Kansas City Southern

Improving operations and a stronger economy propelled Kansas City Southern to a profit and higher revenues for its second quarter.

For the three months that ended June 30, KCS earned $7 million, or 11 cents a share, on $153.9 million in revenues. Including preferred stock dividends, KCS's net income was $9.2 million. The company said $2.9 million in net earnings came from its interest in Grupo TFM.

During the same time last year, KCS lost $1.8 million for common-share holders, or 3 cents a share, on $146.3 million in revenues. The net loss was $500,000 when including preferred stock dividends.

For the first six months of 2004, Kansas City Southern earned $8.2 million for common-share holders, or 13 cents a share, on $301.7 million in revenues. During the same time last year, the company earned $11.7 million for common-share holders, or 19 cents a share, on $286.5 million in revenues. Its operating ratio for the second quarter of 2004 improved by two points, to 84.9% from second quarter 2003.


Norfolk Southern

Norfolk Southern Corp. hauled in record operating revenues and 55 percent higher year-to-year earnings in the second fiscal quarter, fueled by rising business volumes and better expense controls.
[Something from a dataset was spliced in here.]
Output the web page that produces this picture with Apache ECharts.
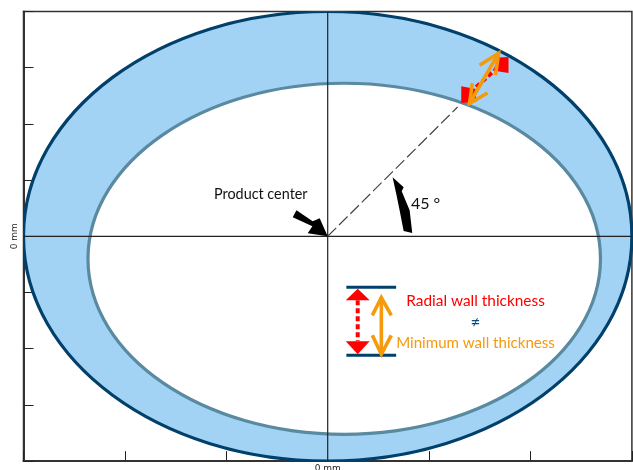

Operating revenues for the three months ended June 30 were $1.8 billion, the highest of any quarter in NS's history. That was up 11 percent against the second quarter of 2003. For the quarter, the rail company's earnings were $213 million compared with $137 million a year earlier.

Year-to-date operating revenues also set a record, hitting $3.5 billion, up 10 percent from $3.2 billion in the first half of 2003. Net income was $371 million, or 94 cents per share, in the first two quarters.

Second-quarter revenues from shipments of merchandise ­ which includes metals and construction products, chemicals, autos, and other items ­ rose 9 percent year-to-year. Coal revenues also rose 9 percent. Revenues in the intermodal segment leapt by 21 percent. Operating ratio improved 5 percentage points to 76.6 percent.


Union Pacific Corp.

Union Pacific Corp. announced second quarter earnings of 60 cents per share, a 43 percent drop from the same period last year.

In the second quarter, record revenue and shipping volume couldn't overcome the costs of hiring thousands of train service workers, adding hundreds of locomotives and burning 346 million gallons of high-priced diesel, chairman and chief executive Dick Davidson told the Omaha World-Hera.d.

The railroad also has reduced the number of trains in some areas, limited some types of shipments and stopped seeking new customers as demand shot beyond expectations.

By the end of 2004, Davidson said, the railroad will have trained 5,000 more train crew workers, acquired nearly 750 more locomotives and will be better at managing volume.

UP reported net income from continuing operations of $158 million on a record $3 billion in revenue for the quarter ended June 30. For the same period in 2003, UP reported earnings of $275 million. For the quarter, revenue from chemical products was up 9 percent; from industrial products, up 8 percent; from agricultural products, up 7 percent; and intermodal revenue - containers that move among ship, truck and rail - was up 6 percent.

Congestion has eased somewhat recently, said spokeswoman Kathryn Blackwell. Traffic has been moving fluidly on the critical Sunset Route from Los Angeles to El Paso, Texas, for several weeks, she said.

Its operating ratio for the quarter was 88.1 percent. For the full year, UP's operating ratio is up to 88.6 percent.

"Our quarterly operating revenues topped the $3 billion mark for the first time ever in the history of the Railroad," Davidson said in a prepared statement. "In fact, this is the fourth consecutive quarter of record volumes. Despite these records, revenues could have been even stronger given this unprecedented level of demand.

"We know we aren't living up to the potential of this great company, but we remain absolutely focused on resolving the operational issues that have temporarily limited profitability," Davidson said.